The three-year project seeks to improve air quality and public health across these neighborhoods by establishing a community-driven network platform to enhance the understanding of sustainable outdoor and indoor air quality.

“Air pollution has been implicated in the development of many chronic diseases and disproportionately affects marginalized communities,” says Pavilonis. “This grant will help us better understand air pollution across New York State, with an emphasis on communities that have been previously underserved.”

The importance of effective communication

Despite urgent warnings from the scientific community about the dire consequences of climate change—and what people can do to mitigate it—there has been a lack of urgent response from government and business leaders, as well as much of the public. Better communication is critical if communities are to prepare and adapt to climate change-related risks.

In a special edition2 of the Journal of Health Communication: International Perspectives (JHC), led by researchers from the CUNY SPH and the New York City Preparedness & Recovery Institute (PRI), the scientific and health communications community assesses these challenges and offers a road map to more effective communications. The special issue, “Climate Communication Challenges: Hazards, Health, Preparedness,” was co-edited by Associate Professor Brian Pavilonis, former CUNY SPH professor Ilias Kavouras, and Professor Bruce Y. Lee.

The issue explores how misinformation spreads, the importance of unified communication, and the need to connect human actions to climate and health consequences.

“Climate change is not a localized event: it will touch the lives of everyone,” says Pavilonis, who also co-leads the PRI Workforce Capacity & Preparedness Team. “This special issue highlights the challenging and resource-intensive nature of climate communication and provides strategies tailored to various stakeholders. The global climate is intricately interconnected and events in one part of the globe can have cascading effects elsewhere from food shortages to climate refugees.”

“We are walking toward a slow-motion catastrophe, and it is imperative that we act with a unified voice so that we depart from the status quo,” says Lee, PRI chief technical officer and executive director of the Center for Advanced Technology and Communication in Health (CATCH) at CUNY SPH. “Going forward we need to develop and use newer systems-oriented ways to better communicate the complexities connecting human activity, climate change, and the resulting health and economic impacts.”

This special issue offers a comprehensive assessment of the present communications challenges and strategies to overcome them.

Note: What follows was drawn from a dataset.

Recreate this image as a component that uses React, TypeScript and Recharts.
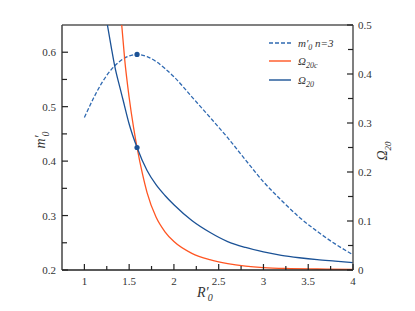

Topics include a snapshot of current beliefs around climate change and health from a national survey; how politicization and differential media treatment reinforce polarized perceptions of climate change; the relative risks and benefits of communicating fear and anxiety in communities; and a broad systems approach to incorporate the complexities of both climate change and how information is communicated, formally and informally.

The cascading effects of climate change will impact nearly every aspect of population health. In the months and years ahead, CUNY SPH will continue to play a role in helping to stave off the worst of climate change harms.

Findings cited in the journal special edition2 indicate a nonlinear connection between climate anxiety and intentions to engage in pro-environmental behavior. While higher levels of climate anxiety initially lead to increased pro-environmental actions, beyond a certain point, further increases in anxiety are associated with a decline in such behavior.